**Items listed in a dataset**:
>>>

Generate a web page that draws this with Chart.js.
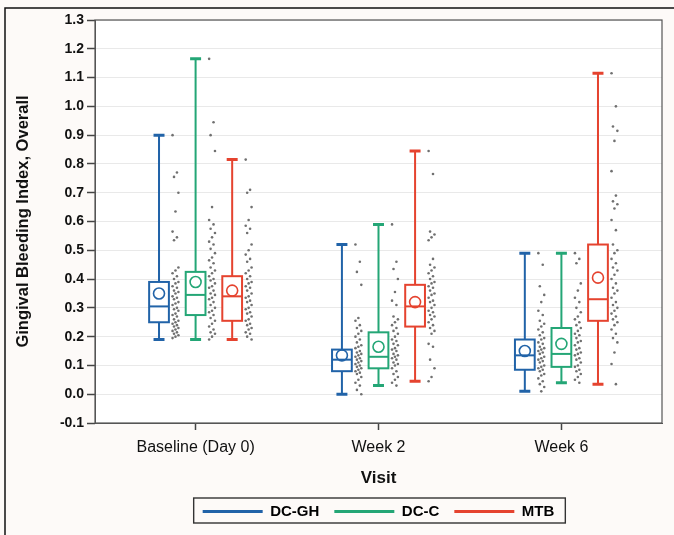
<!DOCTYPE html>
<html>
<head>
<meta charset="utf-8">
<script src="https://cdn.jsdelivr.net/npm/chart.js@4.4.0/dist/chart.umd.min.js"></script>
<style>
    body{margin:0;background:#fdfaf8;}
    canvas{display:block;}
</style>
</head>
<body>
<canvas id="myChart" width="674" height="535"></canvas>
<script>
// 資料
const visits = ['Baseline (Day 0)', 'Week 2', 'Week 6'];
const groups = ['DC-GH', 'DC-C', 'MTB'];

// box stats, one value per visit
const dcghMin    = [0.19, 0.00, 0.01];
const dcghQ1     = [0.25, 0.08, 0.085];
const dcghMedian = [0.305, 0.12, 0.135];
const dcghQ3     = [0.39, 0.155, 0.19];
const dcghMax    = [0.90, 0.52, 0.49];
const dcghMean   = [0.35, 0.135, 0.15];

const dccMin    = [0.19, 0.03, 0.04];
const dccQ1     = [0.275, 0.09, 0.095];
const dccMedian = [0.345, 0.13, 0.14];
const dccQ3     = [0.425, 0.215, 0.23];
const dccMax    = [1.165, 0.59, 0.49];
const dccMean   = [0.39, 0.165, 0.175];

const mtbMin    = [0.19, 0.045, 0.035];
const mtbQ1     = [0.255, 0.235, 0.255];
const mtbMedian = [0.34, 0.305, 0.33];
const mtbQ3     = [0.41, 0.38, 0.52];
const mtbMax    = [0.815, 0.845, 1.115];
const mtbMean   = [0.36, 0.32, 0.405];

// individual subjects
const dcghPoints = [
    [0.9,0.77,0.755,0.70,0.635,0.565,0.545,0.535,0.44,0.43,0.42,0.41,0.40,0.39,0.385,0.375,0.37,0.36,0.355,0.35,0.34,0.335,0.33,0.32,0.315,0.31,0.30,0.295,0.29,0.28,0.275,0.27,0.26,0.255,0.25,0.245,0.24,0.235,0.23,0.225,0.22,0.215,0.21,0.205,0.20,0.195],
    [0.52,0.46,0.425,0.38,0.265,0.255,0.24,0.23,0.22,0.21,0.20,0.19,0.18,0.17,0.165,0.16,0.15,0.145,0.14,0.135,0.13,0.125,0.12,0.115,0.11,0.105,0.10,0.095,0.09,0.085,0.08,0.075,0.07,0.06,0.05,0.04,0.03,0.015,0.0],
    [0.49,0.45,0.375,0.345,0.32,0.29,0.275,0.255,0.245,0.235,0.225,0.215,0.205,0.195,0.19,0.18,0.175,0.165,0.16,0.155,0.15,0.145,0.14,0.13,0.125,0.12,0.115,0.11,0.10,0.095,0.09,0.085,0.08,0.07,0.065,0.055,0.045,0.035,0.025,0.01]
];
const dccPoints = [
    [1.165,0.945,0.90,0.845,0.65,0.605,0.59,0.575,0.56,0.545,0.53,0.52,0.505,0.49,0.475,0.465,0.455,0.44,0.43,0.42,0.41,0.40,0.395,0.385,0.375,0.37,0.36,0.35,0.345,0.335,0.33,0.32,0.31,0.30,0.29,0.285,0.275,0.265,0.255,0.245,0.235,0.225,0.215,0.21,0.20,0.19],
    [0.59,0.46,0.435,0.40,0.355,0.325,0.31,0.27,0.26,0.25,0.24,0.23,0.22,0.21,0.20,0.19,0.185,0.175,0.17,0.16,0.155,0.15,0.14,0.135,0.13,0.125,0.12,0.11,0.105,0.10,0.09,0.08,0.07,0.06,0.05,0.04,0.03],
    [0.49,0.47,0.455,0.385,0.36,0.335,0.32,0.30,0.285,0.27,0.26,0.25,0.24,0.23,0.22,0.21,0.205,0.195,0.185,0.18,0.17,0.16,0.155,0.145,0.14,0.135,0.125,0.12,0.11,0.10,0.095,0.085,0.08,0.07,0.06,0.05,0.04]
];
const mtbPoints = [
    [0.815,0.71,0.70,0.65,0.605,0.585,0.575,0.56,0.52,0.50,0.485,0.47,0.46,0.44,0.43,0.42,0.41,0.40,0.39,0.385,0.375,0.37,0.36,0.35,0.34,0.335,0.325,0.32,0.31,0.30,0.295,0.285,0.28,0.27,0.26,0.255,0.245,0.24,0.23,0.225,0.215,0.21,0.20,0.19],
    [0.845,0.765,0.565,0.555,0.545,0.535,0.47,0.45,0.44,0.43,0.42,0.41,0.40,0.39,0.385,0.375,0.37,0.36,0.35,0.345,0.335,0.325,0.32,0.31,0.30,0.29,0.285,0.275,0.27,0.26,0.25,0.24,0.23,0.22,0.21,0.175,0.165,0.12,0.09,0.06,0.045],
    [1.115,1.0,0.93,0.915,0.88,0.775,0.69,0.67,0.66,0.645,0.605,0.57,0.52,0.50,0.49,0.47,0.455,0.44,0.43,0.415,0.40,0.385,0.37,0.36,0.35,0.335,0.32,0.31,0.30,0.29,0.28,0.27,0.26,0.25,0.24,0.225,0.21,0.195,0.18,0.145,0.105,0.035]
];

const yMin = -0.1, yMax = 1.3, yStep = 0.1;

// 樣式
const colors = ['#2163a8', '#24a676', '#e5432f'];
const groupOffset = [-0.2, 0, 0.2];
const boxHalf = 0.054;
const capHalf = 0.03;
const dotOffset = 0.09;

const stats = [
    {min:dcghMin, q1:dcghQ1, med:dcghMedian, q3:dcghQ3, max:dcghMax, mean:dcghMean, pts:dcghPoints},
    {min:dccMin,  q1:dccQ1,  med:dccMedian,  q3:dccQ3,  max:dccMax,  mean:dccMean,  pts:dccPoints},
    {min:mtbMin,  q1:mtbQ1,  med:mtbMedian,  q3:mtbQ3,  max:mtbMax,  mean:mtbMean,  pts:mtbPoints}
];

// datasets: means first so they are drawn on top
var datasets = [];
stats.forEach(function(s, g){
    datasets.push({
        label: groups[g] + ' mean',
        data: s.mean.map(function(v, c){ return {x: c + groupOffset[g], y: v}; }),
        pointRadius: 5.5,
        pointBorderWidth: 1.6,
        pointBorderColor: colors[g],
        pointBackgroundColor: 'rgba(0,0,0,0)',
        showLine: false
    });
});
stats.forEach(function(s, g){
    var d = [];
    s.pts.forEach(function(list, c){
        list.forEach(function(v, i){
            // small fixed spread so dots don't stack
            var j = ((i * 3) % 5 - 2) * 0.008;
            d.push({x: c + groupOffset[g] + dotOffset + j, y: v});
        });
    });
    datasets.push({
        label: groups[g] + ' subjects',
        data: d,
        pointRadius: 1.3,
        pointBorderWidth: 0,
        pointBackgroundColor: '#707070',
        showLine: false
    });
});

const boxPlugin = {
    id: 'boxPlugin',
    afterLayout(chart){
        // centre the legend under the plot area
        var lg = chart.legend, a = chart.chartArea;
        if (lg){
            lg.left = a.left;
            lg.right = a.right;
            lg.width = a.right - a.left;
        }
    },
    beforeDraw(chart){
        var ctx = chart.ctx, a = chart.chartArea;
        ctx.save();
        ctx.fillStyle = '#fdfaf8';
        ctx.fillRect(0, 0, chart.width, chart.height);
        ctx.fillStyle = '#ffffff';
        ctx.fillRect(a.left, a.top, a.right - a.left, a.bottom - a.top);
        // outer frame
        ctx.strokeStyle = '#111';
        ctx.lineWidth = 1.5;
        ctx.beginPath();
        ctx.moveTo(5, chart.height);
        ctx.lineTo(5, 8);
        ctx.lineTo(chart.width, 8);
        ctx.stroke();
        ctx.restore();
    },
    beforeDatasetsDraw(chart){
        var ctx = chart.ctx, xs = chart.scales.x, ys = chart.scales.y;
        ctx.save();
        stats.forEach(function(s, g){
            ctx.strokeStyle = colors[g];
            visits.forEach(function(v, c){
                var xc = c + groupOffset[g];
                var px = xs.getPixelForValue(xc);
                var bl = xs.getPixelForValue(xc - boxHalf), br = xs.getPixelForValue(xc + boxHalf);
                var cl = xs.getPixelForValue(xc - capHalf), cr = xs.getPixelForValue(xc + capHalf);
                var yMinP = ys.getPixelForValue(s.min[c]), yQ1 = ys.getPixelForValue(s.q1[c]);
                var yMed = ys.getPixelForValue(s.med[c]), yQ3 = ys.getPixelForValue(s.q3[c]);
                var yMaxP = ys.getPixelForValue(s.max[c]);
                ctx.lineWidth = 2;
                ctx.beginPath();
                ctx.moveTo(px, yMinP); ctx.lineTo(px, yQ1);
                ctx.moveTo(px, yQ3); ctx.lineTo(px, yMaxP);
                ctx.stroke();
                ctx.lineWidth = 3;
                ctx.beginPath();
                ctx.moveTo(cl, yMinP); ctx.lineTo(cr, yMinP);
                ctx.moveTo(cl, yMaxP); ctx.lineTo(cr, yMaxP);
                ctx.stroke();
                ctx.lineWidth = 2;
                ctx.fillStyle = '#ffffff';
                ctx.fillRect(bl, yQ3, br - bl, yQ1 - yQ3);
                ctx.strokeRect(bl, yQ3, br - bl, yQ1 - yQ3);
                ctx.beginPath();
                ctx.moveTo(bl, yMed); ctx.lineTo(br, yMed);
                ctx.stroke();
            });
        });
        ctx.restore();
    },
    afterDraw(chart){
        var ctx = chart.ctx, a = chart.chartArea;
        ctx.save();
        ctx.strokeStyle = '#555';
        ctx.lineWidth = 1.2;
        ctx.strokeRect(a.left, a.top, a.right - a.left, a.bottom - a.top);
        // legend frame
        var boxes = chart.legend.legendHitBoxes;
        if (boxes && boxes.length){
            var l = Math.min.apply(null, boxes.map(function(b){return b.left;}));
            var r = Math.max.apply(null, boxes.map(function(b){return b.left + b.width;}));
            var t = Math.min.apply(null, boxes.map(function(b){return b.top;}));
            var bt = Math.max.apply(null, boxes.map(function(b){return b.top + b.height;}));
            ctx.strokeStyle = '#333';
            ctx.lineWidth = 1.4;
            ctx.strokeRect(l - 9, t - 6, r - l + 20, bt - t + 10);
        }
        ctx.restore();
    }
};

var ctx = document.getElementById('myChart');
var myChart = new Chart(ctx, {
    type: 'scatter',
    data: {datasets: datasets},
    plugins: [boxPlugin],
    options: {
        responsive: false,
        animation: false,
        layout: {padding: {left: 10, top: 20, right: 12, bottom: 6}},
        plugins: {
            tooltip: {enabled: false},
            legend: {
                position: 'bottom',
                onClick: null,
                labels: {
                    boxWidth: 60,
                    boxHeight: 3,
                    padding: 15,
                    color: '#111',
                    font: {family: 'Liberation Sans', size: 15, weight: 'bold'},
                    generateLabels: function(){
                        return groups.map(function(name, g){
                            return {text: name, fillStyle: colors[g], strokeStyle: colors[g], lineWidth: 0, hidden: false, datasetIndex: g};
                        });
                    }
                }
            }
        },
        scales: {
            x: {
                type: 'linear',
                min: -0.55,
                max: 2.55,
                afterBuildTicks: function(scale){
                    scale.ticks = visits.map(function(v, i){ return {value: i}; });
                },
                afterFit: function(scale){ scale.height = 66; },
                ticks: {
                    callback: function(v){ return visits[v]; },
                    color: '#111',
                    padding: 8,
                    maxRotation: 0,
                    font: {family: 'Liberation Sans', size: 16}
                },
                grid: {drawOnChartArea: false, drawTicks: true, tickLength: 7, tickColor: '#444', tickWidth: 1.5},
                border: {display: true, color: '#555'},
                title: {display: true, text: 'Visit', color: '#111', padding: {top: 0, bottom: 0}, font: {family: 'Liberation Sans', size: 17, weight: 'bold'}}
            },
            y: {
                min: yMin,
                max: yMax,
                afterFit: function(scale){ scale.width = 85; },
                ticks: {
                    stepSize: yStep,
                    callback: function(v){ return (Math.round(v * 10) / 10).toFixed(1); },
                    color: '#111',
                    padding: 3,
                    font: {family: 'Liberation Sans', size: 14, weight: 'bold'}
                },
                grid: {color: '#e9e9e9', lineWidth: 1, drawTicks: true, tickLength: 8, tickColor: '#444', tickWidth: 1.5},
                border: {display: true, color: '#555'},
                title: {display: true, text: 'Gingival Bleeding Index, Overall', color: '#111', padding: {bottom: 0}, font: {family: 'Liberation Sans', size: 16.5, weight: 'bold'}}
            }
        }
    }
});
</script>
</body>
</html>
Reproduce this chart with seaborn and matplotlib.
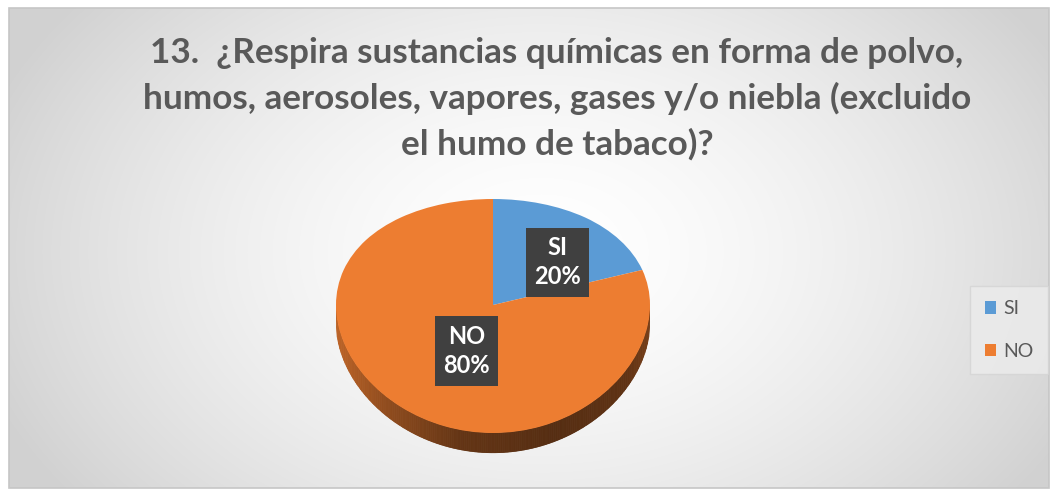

<<<

**What is expected**: Reproduce the material above from its first line through the line containing "[0.35, 0.135, 0.15];", both ends included, and skip every picture.

**Solved exercise**:
Generate a web page that draws this with Chart.js.
<!DOCTYPE html>
<html>
<head>
<meta charset="utf-8">
<script src="https://cdn.jsdelivr.net/npm/chart.js@4.4.0/dist/chart.umd.min.js"></script>
<style>
    body{margin:0;background:#fdfaf8;}
    canvas{display:block;}
</style>
</head>
<body>
<canvas id="myChart" width="674" height="535"></canvas>
<script>
// 資料
const visits = ['Baseline (Day 0)', 'Week 2', 'Week 6'];
const groups = ['DC-GH', 'DC-C', 'MTB'];

// box stats, one value per visit
const dcghMin    = [0.19, 0.00, 0.01];
const dcghQ1     = [0.25, 0.08, 0.085];
const dcghMedian = [0.305, 0.12, 0.135];
const dcghQ3     = [0.39, 0.155, 0.19];
const dcghMax    = [0.90, 0.52, 0.49];
const dcghMean   = [0.35, 0.135, 0.15];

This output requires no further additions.